Wednesday, September 16, 2015

Birthing the beast, by Natalie Willis


Natalie Willis is a 31 year old Policy Officer from Canberra. She is also my beautiful brave cousin.
She has written a post on her experiences below.








I have a bright yellow folder. It’s the expandable kind with a zipper. 
Sometimes it sits on the kitchen bench. Sometimes it lies beside my bed, in my back pack, or my car. Wherever I go, the yellow folder follows. 
Inside the folder are doctor’s reports, ultrasounds, blood test results, prescriptions, bills and receipts, and diagrams of stretches my physios think I do every day.
A couple of months ago I took the yellow folder to see my Endometriosis specialist. I have had constant pelvic pain for over a year now. Constant yet ever-changing; stabbing, pulling, aching, shooting, nagging, crawling pain. I had my second surgery due to Endo in late 2014, but laparoscopic excision and a cocktail of drugs have not given me even one day free of pain. 
So I went to see my specialist. 
I walked into his office with my folder and sat on the appropriate chair. 
My first thought on entering his room was:
 “Thank God he has comfortable chairs with nice padding”.
Just the thought of sitting on cold, hard, wooden chairs in waiting areas fills me with dread and anxiety akin to what I feel on my way to have fillings at the dentist. Chairs are the enemy of chronic pelvic pain.
I explained that I was not feeling as well as I’d hoped. And so ensued a lengthy discussion about my options.
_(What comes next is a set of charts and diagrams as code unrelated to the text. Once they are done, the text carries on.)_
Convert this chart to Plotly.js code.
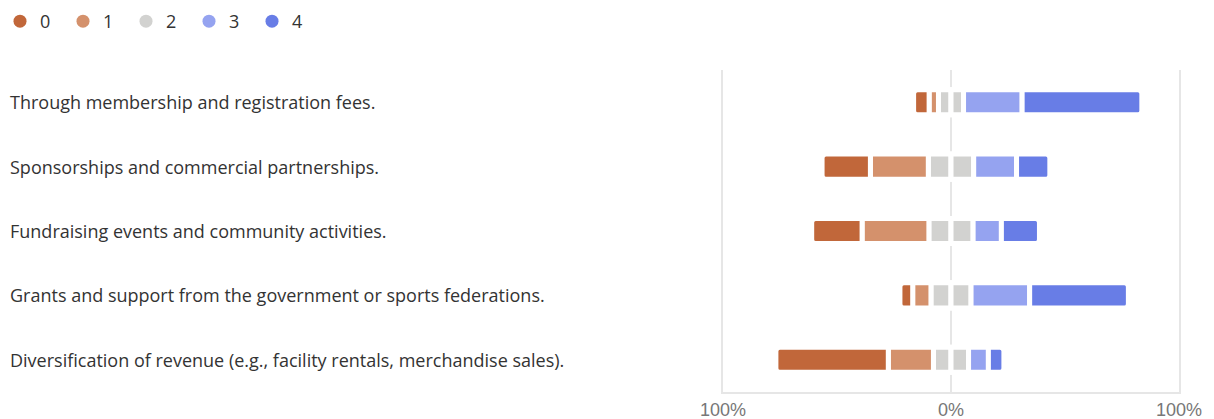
<!DOCTYPE html>
<html>
<head>
<meta charset="utf-8">
<script src="https://cdn.plot.ly/plotly-3.0.1.min.js"></script>
<style>html,body{margin:0;padding:0;background:#fff;}#chart{width:1214px;height:419px;}</style>
</head>
<body>
<div id="chart"></div>
<script>
var categories = [
  "Through membership and registration fees.",
  "Sponsorships and commercial partnerships.",
  "Fundraising events and community activities.",
  "Grants and support from the government or sports federations.",
  "Diversification of revenue (e.g., facility rentals, merchandise sales)."
];
var levels = ["0", "1", "2", "3", "4"];
var pct0 = [6.8, 21.2, 22.1, 5.6, 49.3];
var pct1 = [4.1, 25.4, 29.3, 8.0, 19.8];
var pct2 = [11.0, 19.9, 19.4, 17.6, 15.4];
var pct3 = [25.7, 18.8, 12.4, 25.7, 8.7];
var pct4 = [52.5, 14.6, 16.7, 43.3, 6.8];
var colors = ["#c1673a", "#d4916c", "#d2d2d0", "#95a3f0", "#687de6"];
var tickVals = [-100, 0, 100];
var tickText = ["100%", "0%", "100%"];

function neg(a){ return a.map(function(v){ return -v; }); }
function half(a, s){ return a.map(function(v){ return s * v / 2; }); }

function bar(x, color){
  return {
    type: "bar", orientation: "h", y: categories, x: x,
    marker: {color: color, line: {color: "#ffffff", width: 5}},
    width: 0.39, showlegend: false, hoverinfo: "skip"
  };
}

var traces = [
  bar(half(pct2, -1), colors[2]),
  bar(half(pct2, 1), colors[2]),
  bar(neg(pct1), colors[1]),
  bar(pct3, colors[3]),
  bar(neg(pct0), colors[0]),
  bar(pct4, colors[4])
];
levels.forEach(function(l, i){
  traces.push({
    type: "scatter", mode: "markers", x: [null], y: [null], name: l,
    marker: {color: colors[i], size: 13, symbol: "circle"}, showlegend: true
  });
});

var annotations = categories.map(function(c){
  return {
    text: c, xref: "paper", yref: "y", x: (8 - 723) / 456, y: c,
    xanchor: "left", yanchor: "middle", showarrow: false,
    font: {family: "Open Sans, sans-serif", size: 18, color: "#333333"}
  };
});

var layout = {
  width: 1214, height: 419,
  margin: {l: 723, r: 35, t: 70, b: 27, pad: 0},
  paper_bgcolor: "#ffffff", plot_bgcolor: "#ffffff",
  barmode: "relative", barcornerradius: 4,
  showlegend: true,
  legend: {
    orientation: "h", xref: "container", yref: "container",
    x: 0, y: 1 - 3 / 419, xanchor: "left", yanchor: "top",
    font: {family: "Open Sans, sans-serif", size: 18, color: "#333333"},
    entrywidth: 18, traceorder: "normal"
  },
  xaxis: {
    range: [-100, 100], tickvals: tickVals, ticktext: tickText,
    showgrid: true, gridcolor: "#e6e6e6", gridwidth: 2,
    zeroline: true, zerolinecolor: "#e6e6e6", zerolinewidth: 2,
    showline: true, linecolor: "#e6e6e6", linewidth: 2,
    layer: "above traces", ticks: "",
    tickfont: {family: "Liberation Sans, Arial, sans-serif", size: 18, color: "#777777"},
    fixedrange: true
  },
  yaxis: {
    autorange: "reversed", showticklabels: false, showgrid: false,
    zeroline: false, showline: true, mirror: true, linecolor: "#e6e6e6", linewidth: 2,
    ticks: "", fixedrange: true
  },
  annotations: annotations
};

Plotly.newPlot("chart", traces, layout, {displayModeBar: false, staticPlot: true});
</script>
</body>
</html>
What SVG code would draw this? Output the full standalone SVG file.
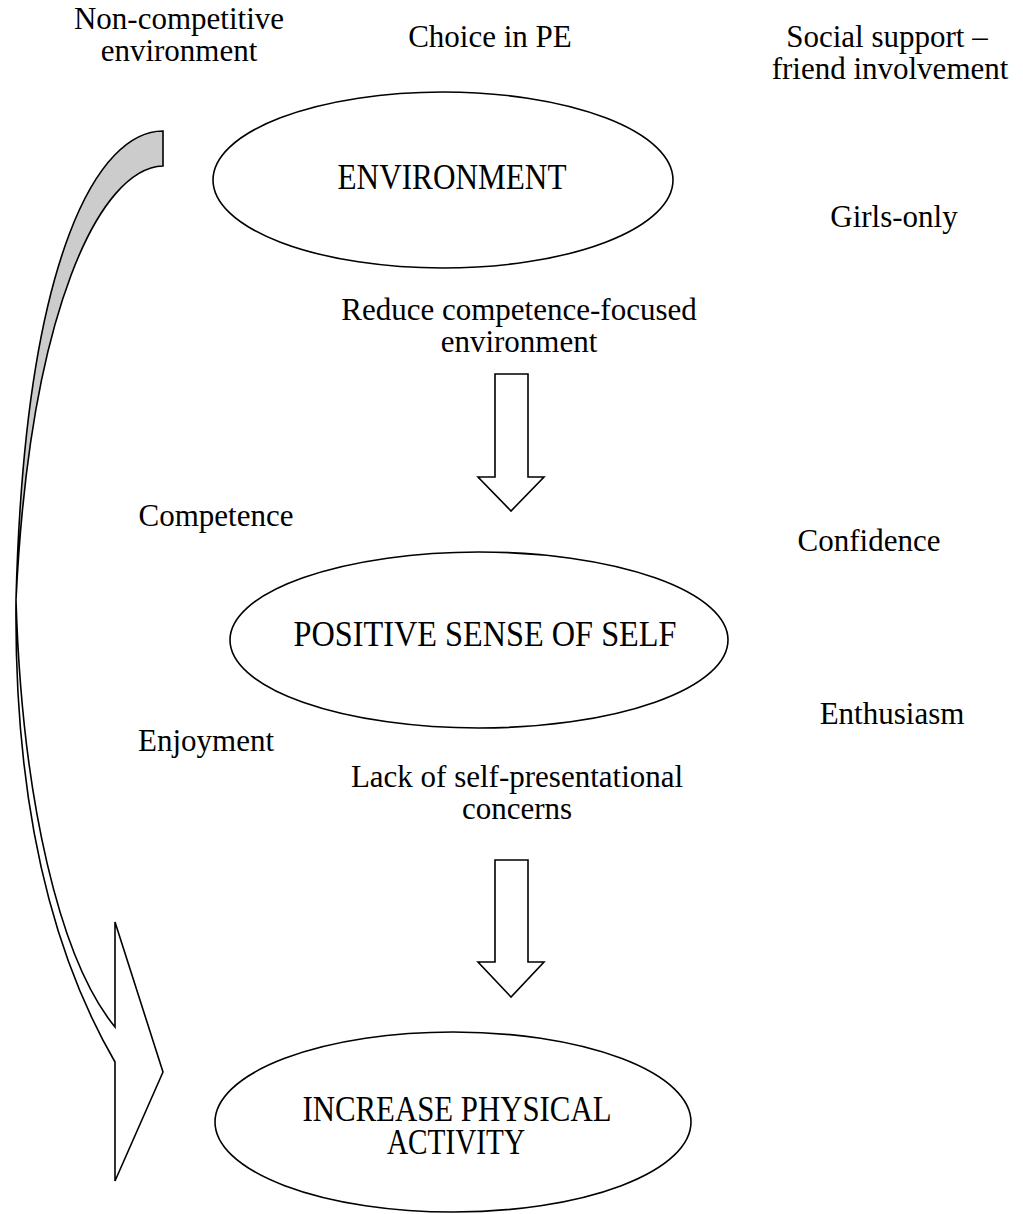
<svg xmlns="http://www.w3.org/2000/svg" width="1023" height="1214" viewBox="0 0 1023 1214">
<style>
.t{font-family:"Liberation Serif","Times New Roman",serif;font-size:31px;fill:#000;text-anchor:middle}
.h{font-family:"Liberation Serif","Times New Roman",serif;font-size:36px;fill:#000;text-anchor:middle}
.n{fill:#fff;stroke:#000;stroke-width:1.6}
.a{fill:#fff;stroke:#000;stroke-width:1.6;stroke-linejoin:miter}
</style>
<rect width="1023" height="1214" fill="#fff"/>
<g id="connectors">
<path id="curved-back" d="M163,131 C100,131 25,250 16,600 C30,310 100,168 163,166 Z" fill="#cccccc" stroke="#000" stroke-width="1.6"/>
<path id="curved-front" class="a" d="M16,600 C14,800 50,950 115,1062 L115,1181 L163,1072 L115,922 L115,1027 C60,960 22,800 16,600 Z"/>
<path id="arrow1" class="a" d="M495,374 L528,374 L528,477 L544,477 L511,511 L478,477 L495,477 Z"/>
<path id="arrow2" class="a" d="M495,860 L528,860 L528,962 L544,962 L511,997 L478,962 L495,962 Z"/>
</g>
<g id="node-environment">
<ellipse class="n" cx="443" cy="180" rx="230" ry="88"/>
<text class="h" x="452" y="189" textLength="229" lengthAdjust="spacingAndGlyphs">ENVIRONMENT</text>
</g>
<g id="node-self">
<ellipse class="n" cx="479" cy="640" rx="249" ry="88"/>
<text class="h" x="485" y="646" textLength="383" lengthAdjust="spacingAndGlyphs">POSITIVE SENSE OF SELF</text>
</g>
<g id="node-activity">
<ellipse class="n" cx="453" cy="1122" rx="238" ry="90"/>
<text class="h" x="457" y="1121" textLength="309" lengthAdjust="spacingAndGlyphs">INCREASE PHYSICAL</text>
<text class="h" x="456" y="1154" textLength="138" lengthAdjust="spacingAndGlyphs">ACTIVITY</text>
</g>
<g id="labels">
<text class="t" x="179" y="29">Non-competitive</text>
<text class="t" x="179" y="61">environment</text>
<text class="t" x="490" y="47">Choice in PE</text>
<text class="t" x="887" y="47">Social support –</text>
<text class="t" x="890" y="79">friend involvement</text>
<text class="t" x="894" y="227">Girls-only</text>
<text class="t" x="519" y="320">Reduce competence-focused</text>
<text class="t" x="519" y="352">environment</text>
<text class="t" x="216" y="526">Competence</text>
<text class="t" x="869" y="551">Confidence</text>
<text class="t" x="892" y="724">Enthusiasm</text>
<text class="t" x="206" y="751">Enjoyment</text>
<text class="t" x="517" y="787">Lack of self-presentational</text>
<text class="t" x="517" y="819">concerns</text>
</g>
</svg>
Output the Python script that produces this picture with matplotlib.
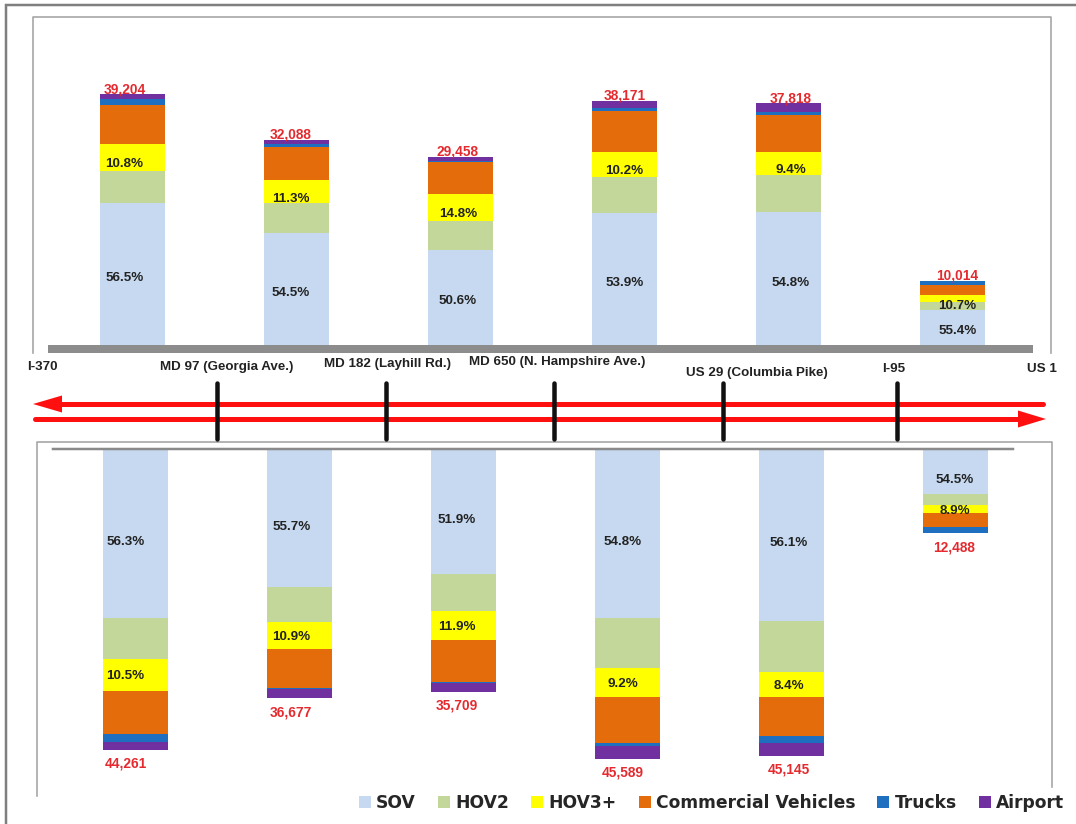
"""
Georgia Ave / ICC corridor style volume chart: vehicle mix by segment,
westbound on top, eastbound hanging below, with the road strip between.
"""
import numpy as np
import matplotlib.pyplot as plt
from matplotlib.patches import Polygon

###################
# Data            #
###################
interchanges = ["I-370", "MD 97 (Georgia Ave.)", "MD 182 (Layhill Rd.)",
                "MD 650 (N. Hampshire Ave.)", "US 29 (Columbia Pike)", "I-95", "US 1"]
modes = ["SOV", "HOV2", "HOV3+", "Commercial Vehicles", "Trucks", "Airport"]
colors = ["#c6d9f0", "#c4d79b", "#ffff00", "#e46c0a", "#1f6fc0", "#7030a0"]

# top panel (westbound), shares in percent
total_wb = [39204, 32088, 29458, 38171, 37818, 10014]
sov_wb = [56.5, 54.5, 50.6, 53.9, 54.8, 55.4]
hov2_wb = [13.0, 14.6, 15.0, 15.0, 15.6, 11.4]
hov3_wb = [10.8, 11.3, 14.8, 10.2, 9.4, 10.7]
comm_wb = [15.4, 16.3, 16.5, 16.8, 15.3, 15.8]
truck_wb = [2.3, 1.3, 0.8, 1.2, 1.4, 6.7]
air_wb = [2.0, 2.0, 2.3, 2.9, 3.5, 0.0]

# bottom panel (eastbound)
total_eb = [44261, 36677, 35709, 45589, 45145, 12488]
sov_eb = [56.3, 55.7, 51.9, 54.8, 56.1, 54.5]
hov2_eb = [13.6, 13.9, 15.1, 16.1, 16.5, 13.0]
hov3_eb = [10.5, 10.9, 11.9, 9.2, 8.4, 8.9]
comm_eb = [14.3, 15.3, 17.2, 14.9, 12.4, 16.6]
truck_eb = [2.7, 0.7, 0.3, 0.9, 2.5, 7.0]
air_eb = [2.6, 3.5, 3.6, 4.1, 4.1, 0.0]

shares_wb = np.array([sov_wb, hov2_wb, hov3_wb, comm_wb, truck_wb, air_wb])
shares_eb = np.array([sov_eb, hov2_eb, hov3_eb, comm_eb, truck_eb, air_eb])
vals_wb = shares_wb / 100 * np.array(total_wb)
vals_eb = shares_eb / 100 * np.array(total_eb)

###################
# Layout (pixels) #
###################
W, H = 1076, 824
STEP = 164.0  # px between bar centres
BAR_W = 65 / STEP
LINE_GRAY = "#a3a3a3"
TXT = "#222222"
RED_TXT = "#e42a2f"
px = 0.72  # points per pixel at dpi 100


def px_box(l, t, r, b):
    return [l / W, 1 - b / H, (r - l) / W, (b - t) / H]


fig = plt.figure(figsize=(W / 100, H / 100), dpi=100)

# background / decoration layer in pixel coordinates
bg = fig.add_axes([0, 0, 1, 1], zorder=0)
bg.set_xlim(0, W)
bg.set_ylim(H, 0)
bg.axis("off")

# outer frame (left + top only)
bg.plot([6, 6, W], [H, 4.5, 4.5], color="#7f7f7f", lw=2.5 * px, solid_joinstyle="miter")
# top panel box
bg.plot([33, 33, 1051, 1051], [353, 17, 17, 353], color=LINE_GRAY, lw=1.6 * px)
# bottom panel box
bg.plot([37, 37, 1052, 1052], [796, 442, 442, 787], color=LINE_GRAY, lw=1.6 * px)

# red direction arrows
red = "#ff1010"
bg.plot([58, 1043], [404, 404], color=red, lw=5 * px, solid_capstyle="round")
bg.add_patch(Polygon([(33, 404), (62, 395.5), (62, 412.5)], closed=True, color=red, lw=0))
bg.plot([35, 1022], [419, 419], color=red, lw=5 * px, solid_capstyle="round")
bg.add_patch(Polygon([(1046, 419), (1018, 410.5), (1018, 427.5)], closed=True, color=red, lw=0))

# interchange markers and names
marker_x = [217, 386, 554, 723, 897]
for mx in marker_x:
    bg.plot([mx, mx], [383, 439], color="#111111", lw=4.5 * px, solid_capstyle="round")

name_x = [42, 227, 387, 557, 757, 894, 1042]
name_y = [367, 367, 364, 362, 373, 369, 369]
for name, nx, ny in zip(interchanges, name_x, name_y):
    bg.text(nx, ny, name, ha="center", va="center", fontsize=9.6,
            family="Liberation Sans", weight="bold", color=TXT)

x = np.arange(len(total_wb))

###################
# Top panel       #
###################
top_scale = 0.006395  # px per vehicle
ax_t = fig.add_axes(px_box(33, 17, 1051, 353), zorder=1)
ax_t.set_facecolor("none")
ax_t.axis("off")
x0_t = -(132.5 - 33) / STEP
ax_t.set_xlim(x0_t, x0_t + 1018 / STEP)
ax_t.set_ylim(-8 / top_scale, 328 / top_scale)

cum = np.zeros(len(x))
for j, mode in enumerate(modes):
    ax_t.bar(x, vals_wb[j], bottom=cum, width=BAR_W, color=colors[j], lw=0, zorder=2, label=mode)
    cum += vals_wb[j]
ax_t.axhspan(-8 / top_scale, 0, xmin=15 / 1018, xmax=1000 / 1018, color="#8c8c8c", lw=0, zorder=3)

###################
# Bottom panel    #
###################
bot_scale = 0.00682
ax_b = fig.add_axes(px_box(37, 442, 1052, 796), zorder=1)
ax_b.set_facecolor("none")
ax_b.axis("off")
x0_b = -(135.5 - 37) / STEP
ax_b.set_xlim(x0_b, x0_b + 1015 / STEP)
ax_b.set_ylim(348 / bot_scale, -6 / bot_scale)

cum = np.zeros(len(x))
bar_handles = []
for j, mode in enumerate(modes):
    bc = ax_b.bar(x, vals_eb[j], bottom=cum, width=BAR_W, color=colors[j], lw=0, zorder=2, label=mode)
    bar_handles.append(bc)
    cum += vals_eb[j]
ax_b.axhline(1 / bot_scale, xmin=16 / 1015, xmax=976 / 1015, color="#8a8a8a", lw=2.5 * px, zorder=3)


###################
# Labels          #
###################
def label_bars(ax, shares, vals, totals, shift_px, sov_dy, hov3_dy, tot_dy):
    # dy values are screen pixels, positive = downwards
    for i in range(len(totals)):
        lx = x[i] + shift_px[i] / STEP
        sov_mid = vals[0, i] / 2
        hov3_mid = vals[0, i] + vals[1, i] + vals[2, i] / 2
        kw = dict(textcoords="offset points", ha="center", va="center",
                  family="Liberation Sans", weight="bold", zorder=5)
        ax.annotate(f"{shares[0, i]:.1f}%", (lx, sov_mid), xytext=(0, -sov_dy * px),
                    fontsize=9.6, color=TXT, **kw)
        ax.annotate(f"{shares[2, i]:.1f}%", (lx, hov3_mid), xytext=(0, -hov3_dy * px),
                    fontsize=9.6, color=TXT, **kw)
        ax.annotate(f"{totals[i]:,}", (lx, totals[i]), xytext=(0, -tot_dy * px),
                    fontsize=9.9, color=RED_TXT, **kw)


label_bars(ax_t, shares_wb, vals_wb, total_wb, np.linspace(-8, 5, 6), 4, 7, -5)
label_bars(ax_b, shares_eb, vals_eb, total_eb, np.linspace(-10, -1, 6), 9, 1.5, 14)

###################
# Legend          #
###################
fig.legend(bar_handles, modes, ncol=6, loc="center right",
           bbox_to_anchor=(1064 / W, 1 - 803 / H), frameon=False,
           prop=dict(family="DejaVu Sans", weight="bold", size=12.3),
           labelcolor="#262626", handlelength=0.7, handleheight=0.7,
           handletextpad=0.3, columnspacing=1.3, borderpad=0, borderaxespad=0)

fig.savefig("out.png", dpi=100)
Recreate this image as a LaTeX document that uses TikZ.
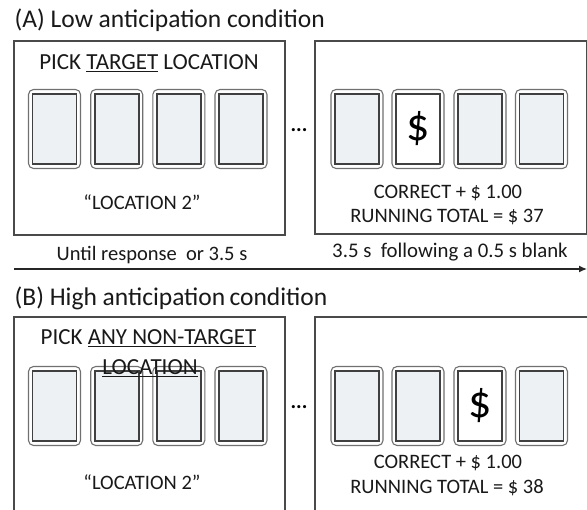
\documentclass[tikz,border=0pt]{standalone}
\usepackage{fontspec}
\usetikzlibrary{arrows.meta}
\setmainfont{Carlito}
\definecolor{boxline}{HTML}{4A4A4A}
\definecolor{cardouter}{HTML}{707070}
\definecolor{cardinner}{HTML}{404040}
\definecolor{cardfill}{HTML}{EEF1F3}
\tikzset{
  panel/.style={draw=boxline, line width=1.2pt},
  cardout/.style={draw=cardouter, line width=1.1pt, rounded corners=5pt, minimum width=52pt, minimum height=79pt, inner sep=0pt, fill=white},
  cardin/.style={draw=cardinner, line width=1.6pt, minimum width=44pt, minimum height=70pt, inner sep=0pt, fill=cardfill},
  cardwhite/.style={cardin, fill=white},
  txt/.style={font=\fontsize{20.5}{22}\selectfont, inner sep=0pt, text=black!90},
  head/.style={font=\fontsize{23}{25}\selectfont, inner sep=0pt, text=black!90},
  title/.style={font=\fontsize{25.5}{27}\selectfont, inner sep=0pt, anchor=west, text=black!90},
  dollar/.style={font=\fontsize{46}{48}\selectfont, inner sep=0pt},
  dots/.style={font=\bfseries\fontsize{21}{23}\selectfont, inner sep=0pt},
  timeline/.style={draw=black!85, line width=1.3pt, -{Latex[length=8pt,width=7pt]}}
}
\newcommand{\mycard}[4]{% name, x, y, style
  \node[cardout] (#1) at (#2,#3) {};
  \node[#4] (#1in) at (#1.center) {};
}
\begin{document}
\begin{tikzpicture}[x=1pt,y=-1pt]
\useasboundingbox[fill=white] (0,0) rectangle (587,510);
% Panel A
\node[title] (titleA) at (14.5,20) {(A) Low anticipation condition};
\draw[panel] (14,41) rectangle (285,235);
\draw[panel] (315,41) rectangle (586.5,234);
\node[head] (pickA) at (149,63) {PICK \underline{TARGET} LOCATION};
\mycard{a1}{54.5}{129}{cardin}
\mycard{a2}{116.7}{129}{cardin}
\mycard{a3}{178.8}{129}{cardin}
\mycard{a4}{241}{129}{cardin}
\node[txt] (locA) at (142,202) {“LOCATION 2”};
\node[dots] (dotsA) at (299,130) {...};
\mycard{r1}{357}{129}{cardin}
\mycard{r2}{418}{129}{cardwhite}
\mycard{r3}{480}{129}{cardin}
\mycard{r4}{541.5}{129}{cardin}
\node[dollar] (dA) at (r2.center) {\$};
\node[txt] (corrA) at (448,193) {CORRECT + \$ 1.00};
\node[txt] (runA) at (447,217) {RUNNING TOTAL = \$ 37};
% timeline
\node[txt] (untilA) at (152,255) {Until response\ \ or 3.5 s};
\node[txt, font=\fontsize{20.8}{22}\selectfont] (follA) at (450,252) {3.5 s\ \ following a 0.5 s blank};
\coordinate (tl0) at (14,269);
\coordinate (tl1) at (587,269);
\draw[timeline] (tl0) -- (tl1);
% Panel B
\node[title] (titleB) at (14.5,298) {(B) High anticipation\,condition};
\draw[panel] (14,517) -- (14,317) -- (285,317) -- (285,517);
\draw[panel] (315,517) -- (315,317) -- (588,317);
\mycard{b1}{54.5}{406}{cardin}
\mycard{b2}{116.7}{406}{cardin}
\mycard{b3}{178.8}{406}{cardin}
\mycard{b4}{241}{406}{cardin}
\node[head, anchor=west] (pickB) at (40.5,338) {PICK \underline{ANY NON-TARGET}};
\node[head] (pickB2) at (150,368) {\underline{LOCATION}};
\node[txt] (locB) at (142,482) {“LOCATION 2”};
\node[dots] (dotsB) at (299,407) {...};
\mycard{s1}{357}{406}{cardin}
\mycard{s2}{418}{406}{cardin}
\mycard{s3}{480}{406}{cardwhite}
\mycard{s4}{541.5}{406}{cardin}
\node[dollar] (dB) at (s3.center) {\$};
\node[txt] (corrB) at (448,463) {CORRECT + \$ 1.00};
\node[txt] (runB) at (447,488) {RUNNING TOTAL = \$ 38};
\end{tikzpicture}
\end{document}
There aren’t many – and none of them easy or with guaranteed or even likely results. 
And as will inevitably happen when you are 30 years old sitting in front of your gynaecologist, he says: “are you thinking about having children soon?”.
Despite knowing full well that this question was coming, I was still unprepared. I spluttered something like: “not just yet but probably soon-ish”. He showed me charts and graphs that all screamed the same story at me: “YOU’RE RUNNING OUT OF TIME!”
I tried to placate him by asking if there was something I could do to get the ball rolling, and he handed me lists of fertility tests for me and my partner. I put the pieces of paper in the yellow folder. 
I left feeling validated but despondent. Validated that my pain is real. Despondent that once again my questions yielded more questions rather than answers. While I don’t feel like I’m ready to be a mother, it’s always been that thing that I’ll get around to someday when the time is right. Now I have a piece of paper that could either give us a big green light, or cast a shadow on that future hope. Or once again present me with more unanswered questions. 
How do you know you’re ready to be a parent? I always thought I’d just ‘know’. That seems to be what happens to other people. This intrinsic yearning just seems to happen for them. They become obsessed by it. It consumes them. So I just figured if I waited long enough it would suddenly wash over me. Maybe I’d be on a bus, or watching a movie. Maybe one of the myriad of other people in my life having babies would inspire that reaction. 
But it hasn’t come. I’m still sort of… indifferent. It’s a ‘someday I probably will’ kind of thought. The trouble is, ‘someday’ is on the doorstep, knocking loudly and calling my name.
If you are a Gilmore Girls fan you might remember a moment where Anna says to Luke “There is no good time to be a parent, you just are one.” Television reinforces what I hear from my friends; parenthood is inconvenient. It's smelly and dirty. It takes sacrifice and compromise. It's hard work. Maybe it's my appreciation for these facts that is creating this apprehension within me.
I look at most parents of young children, and they look tired. Draped in chewable jewellery and saliva. Parenthood is also a fashion choice, it seems. This thought leads me to another – that in some ways I am already a parent. But not to a child. I am the mother of a demanding, cantankerous, nasty disease. It takes my all my energy to attend to its needs. I take it to doctors and therapists. I try to figure out if it has dietary requirements and attend to its nausea and bowel issues. I accommodate its moods. And it demands fashion choices of its own. Lycra features heavily. Jeans and belts are not part of its wardrobe. If it can't stretch over a belly that looks pregnant despite being potentially barren, then it just simply isn't an option. This disease is a child that just wants to run around naked.

I am the mother of a beast. I'm slowly learning how to tend to it, and even to see the blessings it brings me. Maybe I'm more prepared to be a real mother than I know; and maybe one day I'll know for sure. But for now those pieces of paper rest silently in the yellow folder, waiting for me to be ready to know the answer.